### Information shown
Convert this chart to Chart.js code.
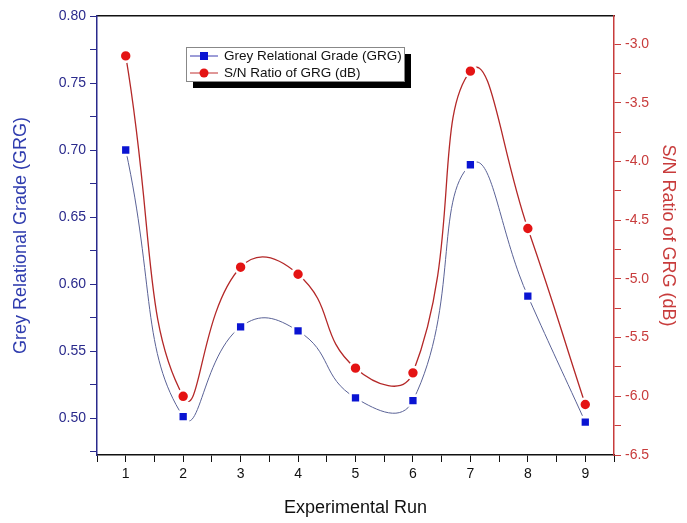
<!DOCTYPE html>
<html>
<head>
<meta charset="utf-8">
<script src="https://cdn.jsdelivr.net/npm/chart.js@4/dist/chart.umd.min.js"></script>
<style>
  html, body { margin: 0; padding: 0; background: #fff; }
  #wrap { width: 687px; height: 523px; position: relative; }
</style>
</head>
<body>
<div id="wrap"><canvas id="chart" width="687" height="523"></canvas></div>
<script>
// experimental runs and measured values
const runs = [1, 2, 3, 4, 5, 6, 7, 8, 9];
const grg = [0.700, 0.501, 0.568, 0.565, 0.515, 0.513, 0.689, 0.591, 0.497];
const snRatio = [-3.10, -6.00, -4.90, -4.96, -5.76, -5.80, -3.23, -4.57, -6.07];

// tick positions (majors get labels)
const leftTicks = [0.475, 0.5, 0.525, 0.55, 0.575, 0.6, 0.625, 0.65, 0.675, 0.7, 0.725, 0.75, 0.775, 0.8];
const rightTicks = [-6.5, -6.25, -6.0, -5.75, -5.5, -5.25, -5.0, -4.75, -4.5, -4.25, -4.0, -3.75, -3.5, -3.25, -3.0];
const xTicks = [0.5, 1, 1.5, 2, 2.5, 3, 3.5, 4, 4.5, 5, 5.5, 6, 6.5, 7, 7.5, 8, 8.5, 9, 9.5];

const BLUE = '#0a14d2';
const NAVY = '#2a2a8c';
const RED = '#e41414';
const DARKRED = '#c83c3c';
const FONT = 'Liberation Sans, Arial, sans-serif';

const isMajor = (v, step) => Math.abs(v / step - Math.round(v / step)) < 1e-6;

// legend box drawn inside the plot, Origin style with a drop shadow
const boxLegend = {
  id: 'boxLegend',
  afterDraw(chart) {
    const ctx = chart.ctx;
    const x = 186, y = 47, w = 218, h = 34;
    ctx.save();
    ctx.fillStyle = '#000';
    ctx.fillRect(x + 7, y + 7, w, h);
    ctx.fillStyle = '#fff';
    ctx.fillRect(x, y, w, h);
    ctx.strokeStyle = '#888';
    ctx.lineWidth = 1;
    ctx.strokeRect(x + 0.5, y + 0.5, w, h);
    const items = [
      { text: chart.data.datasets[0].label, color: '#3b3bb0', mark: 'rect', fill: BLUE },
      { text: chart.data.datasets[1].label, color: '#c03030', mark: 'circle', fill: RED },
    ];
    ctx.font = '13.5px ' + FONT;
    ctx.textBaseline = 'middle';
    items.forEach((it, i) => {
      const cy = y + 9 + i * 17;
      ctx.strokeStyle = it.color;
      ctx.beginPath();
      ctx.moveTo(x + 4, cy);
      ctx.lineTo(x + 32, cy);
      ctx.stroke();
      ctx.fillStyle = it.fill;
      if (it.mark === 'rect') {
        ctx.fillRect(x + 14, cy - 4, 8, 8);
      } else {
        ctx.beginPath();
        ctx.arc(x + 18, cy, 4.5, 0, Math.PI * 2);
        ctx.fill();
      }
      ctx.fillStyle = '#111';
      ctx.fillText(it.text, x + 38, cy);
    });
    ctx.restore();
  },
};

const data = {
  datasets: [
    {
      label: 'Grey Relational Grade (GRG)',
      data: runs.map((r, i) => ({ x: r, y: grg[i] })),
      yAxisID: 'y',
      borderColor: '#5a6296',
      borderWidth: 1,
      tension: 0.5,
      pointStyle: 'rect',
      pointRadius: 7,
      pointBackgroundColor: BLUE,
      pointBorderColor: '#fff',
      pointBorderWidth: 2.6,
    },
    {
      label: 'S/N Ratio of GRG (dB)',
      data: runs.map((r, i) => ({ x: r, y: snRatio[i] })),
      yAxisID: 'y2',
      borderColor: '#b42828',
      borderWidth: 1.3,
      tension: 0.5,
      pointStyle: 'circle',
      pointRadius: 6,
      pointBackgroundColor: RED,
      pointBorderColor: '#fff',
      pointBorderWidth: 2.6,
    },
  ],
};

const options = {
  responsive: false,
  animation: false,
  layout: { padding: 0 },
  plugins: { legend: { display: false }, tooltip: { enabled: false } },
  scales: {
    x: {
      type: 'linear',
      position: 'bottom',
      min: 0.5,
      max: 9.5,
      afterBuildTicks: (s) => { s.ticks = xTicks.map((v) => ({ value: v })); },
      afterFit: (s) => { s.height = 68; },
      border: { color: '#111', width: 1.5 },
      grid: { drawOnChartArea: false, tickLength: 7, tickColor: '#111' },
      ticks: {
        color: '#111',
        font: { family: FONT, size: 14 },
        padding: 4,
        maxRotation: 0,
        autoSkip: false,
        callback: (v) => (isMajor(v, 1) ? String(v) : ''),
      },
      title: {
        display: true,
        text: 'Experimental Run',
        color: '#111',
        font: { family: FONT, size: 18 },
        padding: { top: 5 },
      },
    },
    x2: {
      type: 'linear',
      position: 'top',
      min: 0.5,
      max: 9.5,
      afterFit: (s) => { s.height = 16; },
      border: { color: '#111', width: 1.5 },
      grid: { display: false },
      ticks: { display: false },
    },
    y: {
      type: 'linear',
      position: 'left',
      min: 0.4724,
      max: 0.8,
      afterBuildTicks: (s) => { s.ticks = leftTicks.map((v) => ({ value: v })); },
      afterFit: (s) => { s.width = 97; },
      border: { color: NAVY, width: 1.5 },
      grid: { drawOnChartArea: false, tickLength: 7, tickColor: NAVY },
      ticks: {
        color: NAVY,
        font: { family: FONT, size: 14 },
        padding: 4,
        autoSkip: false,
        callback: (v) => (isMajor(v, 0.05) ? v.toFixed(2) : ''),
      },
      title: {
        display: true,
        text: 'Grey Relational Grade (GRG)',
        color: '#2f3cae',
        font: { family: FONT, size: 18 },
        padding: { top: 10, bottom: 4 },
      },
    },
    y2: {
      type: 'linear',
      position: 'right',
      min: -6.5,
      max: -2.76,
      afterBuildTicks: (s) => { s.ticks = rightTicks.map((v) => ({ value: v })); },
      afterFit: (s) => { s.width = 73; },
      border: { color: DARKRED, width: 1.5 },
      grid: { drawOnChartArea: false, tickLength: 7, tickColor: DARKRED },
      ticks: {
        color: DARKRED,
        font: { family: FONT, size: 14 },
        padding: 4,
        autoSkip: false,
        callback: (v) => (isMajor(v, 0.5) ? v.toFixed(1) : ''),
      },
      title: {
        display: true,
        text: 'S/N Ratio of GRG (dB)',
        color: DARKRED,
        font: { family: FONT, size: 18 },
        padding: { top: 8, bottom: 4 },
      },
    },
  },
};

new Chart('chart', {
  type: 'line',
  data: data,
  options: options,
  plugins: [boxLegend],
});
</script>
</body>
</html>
######
** Goal of the exercise **
Leave the pictures out and reproduce exactly the lines from the top of the listing above through the line with "const isMajor = (v, step)".

** The solution **
Convert this chart to Chart.js code.
<!DOCTYPE html>
<html>
<head>
<meta charset="utf-8">
<script src="https://cdn.jsdelivr.net/npm/chart.js@4/dist/chart.umd.min.js"></script>
<style>
  html, body { margin: 0; padding: 0; background: #fff; }
  #wrap { width: 687px; height: 523px; position: relative; }
</style>
</head>
<body>
<div id="wrap"><canvas id="chart" width="687" height="523"></canvas></div>
<script>
// experimental runs and measured values
const runs = [1, 2, 3, 4, 5, 6, 7, 8, 9];
const grg = [0.700, 0.501, 0.568, 0.565, 0.515, 0.513, 0.689, 0.591, 0.497];
const snRatio = [-3.10, -6.00, -4.90, -4.96, -5.76, -5.80, -3.23, -4.57, -6.07];

// tick positions (majors get labels)
const leftTicks = [0.475, 0.5, 0.525, 0.55, 0.575, 0.6, 0.625, 0.65, 0.675, 0.7, 0.725, 0.75, 0.775, 0.8];
const rightTicks = [-6.5, -6.25, -6.0, -5.75, -5.5, -5.25, -5.0, -4.75, -4.5, -4.25, -4.0, -3.75, -3.5, -3.25, -3.0];
const xTicks = [0.5, 1, 1.5, 2, 2.5, 3, 3.5, 4, 4.5, 5, 5.5, 6, 6.5, 7, 7.5, 8, 8.5, 9, 9.5];

const BLUE = '#0a14d2';
const NAVY = '#2a2a8c';
const RED = '#e41414';
const DARKRED = '#c83c3c';
const FONT = 'Liberation Sans, Arial, sans-serif';

const isMajor = (v, step) => Math.abs(v / step - Math.round(v / step)) < 1e-6;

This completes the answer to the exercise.